[Directive]
Drop every picture. Then return, exactly, the lines from the beginning of the listing below through the one containing "const refPrice = 3612.5;".

[Data excerpt]
========================================================================
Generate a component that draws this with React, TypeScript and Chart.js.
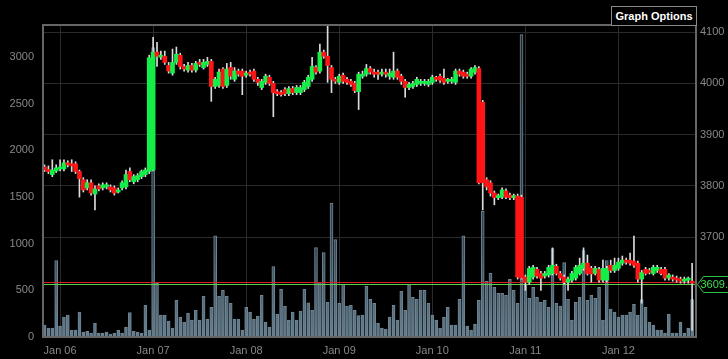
import React, { useEffect, useRef } from 'react';
import Chart from 'chart.js/auto';

// hours relative to Jan 06 00:00, first candle at startHour
const startHour = -4;
const dayTicks = [0, 24, 48, 72, 96, 120, 144];
const dayLabels = ['Jan 06', 'Jan 07', 'Jan 08', 'Jan 09', 'Jan 10', 'Jan 11', 'Jan 12'];
const volumeTicks = [0, 500, 1000, 1500, 2000, 2500, 3000];
const priceTicks = [3700, 3800, 3900, 4000, 4100];
const lastPrice = 3609.1;
const refPrice = 3612.5;

const opens = [
  3837, 3831, 3822, 3829, 3833, 3833, 3845, 3841, 3843, 3828,
  3812, 3796, 3806, 3784, 3800, 3796, 3798, 3798, 3796, 3788,
  3796, 3798, 3828, 3808, 3812, 3818, 3822, 3828, 3831, 4061,
  4051, 4053, 4035, 4020, 4041, 4055, 4033, 4026, 4035, 4026,
  4041, 4031, 4037, 4043, 3994, 3996, 4028, 3996, 4031, 4008,
  4024, 4024, 4016, 4022, 4024, 4008, 3992, 4002, 4012, 4000,
  3984, 3982, 3988, 3980, 3990, 3982, 3982, 3988, 3994, 4008,
  4031, 4024, 4061, 4053, 4031, 4008, 4002, 4016, 4008, 4004,
  4000, 3984, 4014, 4018, 4029, 4022, 4020, 4018, 4020, 4014,
  4012, 4024, 4014, 4004, 3992, 3994, 3998, 4000, 4000, 3998,
  4002, 4010, 4014, 4010, 4004, 4004, 4002, 4024, 4022, 4018,
  4014, 4022, 4029, 3963, 3812, 3806, 3786, 3777, 3778, 3790,
  3782, 3777, 3780, 3778, 3622, 3612, 3622, 3637, 3629, 3624,
  3626, 3629, 3643, 3629, 3622, 3612, 3616, 3620, 3629, 3639,
  3649, 3639, 3629, 3637, 3616, 3616, 3645, 3635, 3639, 3649,
  3655, 3655, 3653, 3649, 3618, 3637, 3635, 3629, 3635, 3637,
  3637, 3620, 3622, 3620, 3618, 3614, 3616, 3614,
];
const closes = [
  3831, 3828, 3831, 3835, 3835, 3845, 3841, 3839, 3828, 3814,
  3792, 3806, 3786, 3794, 3794, 3802, 3802, 3792, 3786, 3792,
  3806, 3822, 3812, 3818, 3820, 3828, 3831, 4050, 4061, 4053,
  4055, 4041, 4024, 4041, 4057, 4033, 4028, 4035, 4026, 4039,
  4037, 4041, 4043, 3994, 4008, 4022, 3994, 4028, 4014, 4024,
  4018, 4014, 4020, 4018, 4008, 4002, 4004, 4014, 4000, 3982,
  3980, 3978, 3980, 3990, 3982, 3992, 3992, 4002, 4012, 4033,
  4022, 4061, 4053, 4035, 4008, 4004, 4014, 4004, 4002, 3998,
  3986, 4018, 4018, 4029, 4022, 4018, 4018, 4022, 4018, 4020,
  4024, 4012, 4004, 3992, 3998, 4000, 4008, 4004, 4004, 4004,
  4012, 4008, 4006, 4002, 4006, 4008, 4024, 4018, 4014, 4014,
  4028, 4031, 3806, 3806, 3798, 3786, 3777, 3780, 3792, 3778,
  3777, 3780, 3622, 3620, 3612, 3639, 3641, 3624, 3620, 3629,
  3641, 3645, 3629, 3620, 3612, 3618, 3629, 3641, 3645, 3649,
  3629, 3628, 3639, 3616, 3639, 3639, 3635, 3645, 3651, 3655,
  3651, 3649, 3645, 3618, 3631, 3629, 3631, 3641, 3641, 3629,
  3620, 3626, 3618, 3616, 3614, 3618, 3618, 3610,
];
const highs = [
  3841, 3839, 3851, 3841, 3851, 3851, 3849, 3851, 3847, 3831,
  3816, 3812, 3812, 3800, 3804, 3806, 3806, 3802, 3800, 3796,
  3810, 3831, 3835, 3822, 3824, 3831, 3835, 4055, 4090, 4080,
  4063, 4063, 4041, 4067, 4071, 4059, 4037, 4041, 4039, 4043,
  4047, 4047, 4051, 4047, 4012, 4028, 4031, 4039, 4041, 4031,
  4028, 4028, 4024, 4026, 4028, 4012, 4008, 4018, 4016, 4004,
  3988, 3986, 3992, 3994, 3994, 3996, 3996, 4006, 4016, 4051,
  4035, 4077, 4065, 4112, 4035, 4012, 4018, 4020, 4012, 4008,
  4004, 4022, 4024, 4037, 4033, 4028, 4026, 4028, 4028, 4028,
  4061, 4028, 4018, 4008, 4002, 4004, 4012, 4008, 4008, 4008,
  4016, 4014, 4018, 4028, 4010, 4012, 4028, 4028, 4026, 4022,
  4031, 4035, 4033, 3967, 3816, 3810, 3790, 3784, 3796, 3794,
  3786, 3784, 3784, 3782, 3626, 3643, 3645, 3641, 3633, 3633,
  3645, 3679, 3647, 3633, 3626, 3622, 3633, 3645, 3659, 3679,
  3665, 3643, 3643, 3641, 3655, 3643, 3655, 3659, 3659, 3663,
  3659, 3669, 3702, 3653, 3635, 3641, 3639, 3645, 3645, 3641,
  3641, 3629, 3626, 3624, 3622, 3622, 3622, 3649,
];
const lows = [
  3828, 3824, 3818, 3826, 3829, 3829, 3837, 3828, 3824, 3778,
  3788, 3792, 3782, 3753, 3790, 3792, 3794, 3788, 3782, 3786,
  3792, 3794, 3808, 3804, 3808, 3814, 3818, 3824, 3829, 4033,
  4047, 4037, 4020, 4016, 4037, 4028, 4024, 4022, 4022, 4022,
  4033, 4028, 4033, 3965, 3990, 3992, 3990, 3992, 4008, 4004,
  4014, 3978, 4012, 4014, 4004, 3996, 3988, 3998, 3996, 3935,
  3976, 3975, 3976, 3976, 3978, 3978, 3978, 3984, 3990, 4004,
  4018, 4020, 4049, 4002, 3982, 4000, 3998, 4000, 3998, 3994,
  3982, 3949, 4010, 4014, 4018, 4012, 4008, 4014, 4012, 4008,
  4008, 4008, 3998, 3973, 3988, 3990, 3994, 3996, 3996, 3994,
  3998, 4004, 4002, 3998, 4000, 4000, 3998, 4014, 4010, 4010,
  4010, 4018, 3804, 3753, 3792, 3780, 3763, 3773, 3775, 3775,
  3773, 3773, 3618, 3618, 3596, 3608, 3618, 3620, 3596, 3620,
  3622, 3626, 3626, 3616, 3608, 3596, 3612, 3616, 3626, 3635,
  3626, 3612, 3626, 3612, 3612, 3612, 3631, 3631, 3635, 3645,
  3647, 3645, 3641, 3612, 3571, 3626, 3628, 3626, 3631, 3626,
  3616, 3616, 3614, 3612, 3610, 3610, 3610, 3518,
];
const volumes = [
  128, 96, 96, 819, 117, 213, 234, 74, 74, 266,
  53, 64, 43, 149, 43, 43, 53, 32, 43, 74,
  43, 106, 262, 64, 53, 43, 340, 74, 3100, 575,
  234, 234, 170, 96, 394, 213, 160, 255, 181, 287,
  181, 436, 192, 319, 1085, 436, 500, 436, 362, 192,
  192, 74, 319, 266, 192, 223, 447, 160, 106, 755,
  245, 511, 330, 181, 266, 181, 277, 511, 365, 287,
  958, 585, 904, 372, 1436, 1043, 362, 564, 330, 340,
  287, 230, 234, 543, 404, 362, 149, 96, 85, 213,
  340, 181, 490, 287, 564, 425, 404, 500, 500, 362,
  234, 181, 96, 213, 319, 128, 128, 404, 1085, 117,
  74, 138, 394, 1350, 596, 681, 532, 468, 468, 447,
  617, 500, 362, 3240, 564, 415, 532, 425, 372, 394,
  319, 947, 362, 330, 798, 404, 181, 372, 425, 926,
  394, 450, 415, 532, 181, 819, 298, 266, 213, 234,
  234, 266, 351, 234, 400, 319, 160, 128, 74, 74,
  43, 245, 43, 43, 160, 43, 96, 400,
];

const FONT = 'Arial, "Liberation Sans", sans-serif';
const X_MIN = -4.4;
const X_MAX = 164;
const VOLUME_INDEX = 0;

// horizontal reference lines drawn right after the volume bars (under the candles)
const levelLinesPlugin = {
  id: 'levelLines',
  afterDatasetDraw(chart: any, args: any) {
    if (args.index !== VOLUME_INDEX) return;
    const { ctx, chartArea: a } = chart;
    const scale = chart.scales.price;
    const draw = (v: number, color: string) => {
      const y = Math.round(scale.getPixelForValue(v)) + 0.5;
      ctx.beginPath();
      ctx.moveTo(a.left, y);
      ctx.lineTo(a.right, y);
      ctx.strokeStyle = color;
      ctx.lineWidth = 1;
      ctx.stroke();
    };
    ctx.save();
    draw(refPrice, '#d42020');
    draw(lastPrice, '#5ccf4c');
    ctx.restore();
  },
};

const framePlugin = {
  id: 'frameAndTag',
  afterDraw(chart: any) {
    const { ctx, chartArea: a } = chart;
    ctx.save();
    ctx.strokeStyle = '#666';
    ctx.lineWidth = 2;
    ctx.beginPath();
    ctx.moveTo(a.left - 1, a.top);
    ctx.lineTo(a.right + 1, a.top);
    ctx.stroke();

    const y = Math.round(chart.scales.price.getPixelForValue(lastPrice)) + 0.5;
    const x0 = a.right + 1.5;
    ctx.beginPath();
    ctx.moveTo(x0, y);
    ctx.lineTo(x0 + 6, y - 8);
    ctx.lineTo(chart.width + 5, y - 8);
    ctx.lineTo(chart.width + 5, y + 8);
    ctx.lineTo(x0 + 6, y + 8);
    ctx.closePath();
    ctx.fillStyle = '#000';
    ctx.fill();
    ctx.strokeStyle = '#2fc445';
    ctx.lineWidth = 1;
    ctx.stroke();
    ctx.fillStyle = '#3fdd55';
    ctx.font = '11px ' + FONT;
    ctx.textAlign = 'left';
    ctx.textBaseline = 'middle';
    ctx.fillText(lastPrice.toFixed(1), x0 + 3, y + 0.5);
    ctx.restore();
  },
};

export default function App() {
  const ref = useRef<HTMLCanvasElement>(null);

  useEffect(() => {
    if (!ref.current) return;
    const hours = opens.map((_, i) => startHour + i);
    const bodyColors = opens.map((o, i) => (closes[i] >= o ? '#14ee46' : '#ff1515'));

    const volFill = (c: any) => {
      const area = c.chart.chartArea;
      if (!area) return '#4f6776';
      const g = c.chart.ctx.createLinearGradient(0, area.top, 0, area.bottom);
      g.addColorStop(0, '#1c242a');
      g.addColorStop(0.72, '#364855');
      g.addColorStop(1, '#647f90');
      return g;
    };

    const plainTick = (v: any) => String(v);

    const chart = new Chart(ref.current, {
      type: 'bar',
      data: {
        datasets: [
          {
            type: 'bar',
            label: 'volume',
            data: volumes.map((v, i) => ({ x: hours[i], y: v })),
            yAxisID: 'vol',
            backgroundColor: volFill,
            borderColor: 'rgba(130,155,172,0.85)',
            borderWidth: 1,
            barThickness: 3,
            grouped: false,
            order: 5,
          },
          {
            type: 'bar',
            label: 'wick',
            data: lows.map((l, i) => ({ x: hours[i], y: [l, highs[i]] })),
            yAxisID: 'price',
            backgroundColor: '#dcdcdc',
            barThickness: 1,
            grouped: false,
            order: 2,
          },
          {
            type: 'bar',
            label: 'body',
            data: opens.map((o, i) => ({ x: hours[i], y: [o, closes[i]] })),
            yAxisID: 'price',
            backgroundColor: bodyColors,
            barThickness: 4,
            minBarLength: 2,
            grouped: false,
            order: 1,
          },
        ],
      } as any,
      options: {
        animation: false,
        responsive: false,
        maintainAspectRatio: false,
        layout: { padding: { top: 25, left: 0, right: 0, bottom: 0 } },
        plugins: { legend: { display: false }, tooltip: { enabled: false } },
        scales: {
          x: {
            type: 'linear',
            min: X_MIN,
            max: X_MAX,
            offset: false,
            grid: { color: '#2a2a2a', drawTicks: false, offset: false },
            border: { color: '#666', width: 2, z: 1 },
            ticks: {
              color: '#888',
              font: { family: FONT, size: 11 },
              padding: 7,
              autoSkip: false,
              maxRotation: 0,
              callback: (v: any) => {
                const k = dayTicks.indexOf(Number(v));
                return k >= 0 ? dayLabels[k] : '';
              },
            },
            afterBuildTicks: (s: any) => {
              s.ticks = dayTicks.map((v) => ({ value: v }));
            },
            afterFit: (s: any) => {
              s.height = 22;
            },
          },
          vol: {
            type: 'linear',
            position: 'left',
            min: 0,
            max: 3343,
            grid: { display: false, drawTicks: false },
            border: { color: '#666', width: 2, z: 1 },
            ticks: { color: '#888', font: { family: FONT, size: 11 }, padding: 9, callback: plainTick },
            afterBuildTicks: (s: any) => {
              s.ticks = volumeTicks.map((v) => ({ value: v }));
            },
            afterFit: (s: any) => {
              s.width = 43;
            },
          },
          price: {
            type: 'linear',
            position: 'right',
            min: 3505,
            max: 4114,
            grid: { color: '#2a2a2a', drawTicks: false },
            border: { color: '#666', width: 2, z: 1 },
            ticks: { color: '#888', font: { family: FONT, size: 11 }, padding: 4, callback: plainTick },
            afterBuildTicks: (s: any) => {
              s.ticks = priceTicks.map((v) => ({ value: v }));
            },
            afterFit: (s: any) => {
              s.width = 32;
            },
          },
        },
      } as any,
      plugins: [levelLinesPlugin, framePlugin],
    });
    return () => chart.destroy();
  }, []);

  return (
    <div
      style={{
        position: 'fixed',
        left: 0,
        top: 0,
        width: 728,
        height: 359,
        background: '#000',
        overflow: 'hidden',
      }}
    >
      <canvas ref={ref} width={728} height={359} style={{ display: 'block' }} />
      <div
        style={{
          position: 'absolute',
          left: 611,
          top: 6,
          width: 86,
          height: 20,
          boxSizing: 'border-box',
          border: '1px solid #8a8a8a',
          background: '#000',
          color: '#fff',
          font: 'bold 11px ' + FONT,
          lineHeight: '18px',
          textAlign: 'center',
          whiteSpace: 'nowrap',
        }}
      >
        Graph Options
      </div>
    </div>
  );
}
========================================================================
[Result below]
Generate a component that draws this with React, TypeScript and Chart.js.
import React, { useEffect, useRef } from 'react';
import Chart from 'chart.js/auto';

// hours relative to Jan 06 00:00, first candle at startHour
const startHour = -4;
const dayTicks = [0, 24, 48, 72, 96, 120, 144];
const dayLabels = ['Jan 06', 'Jan 07', 'Jan 08', 'Jan 09', 'Jan 10', 'Jan 11', 'Jan 12'];
const volumeTicks = [0, 500, 1000, 1500, 2000, 2500, 3000];
const priceTicks = [3700, 3800, 3900, 4000, 4100];
const lastPrice = 3609.1;
const refPrice = 3612.5;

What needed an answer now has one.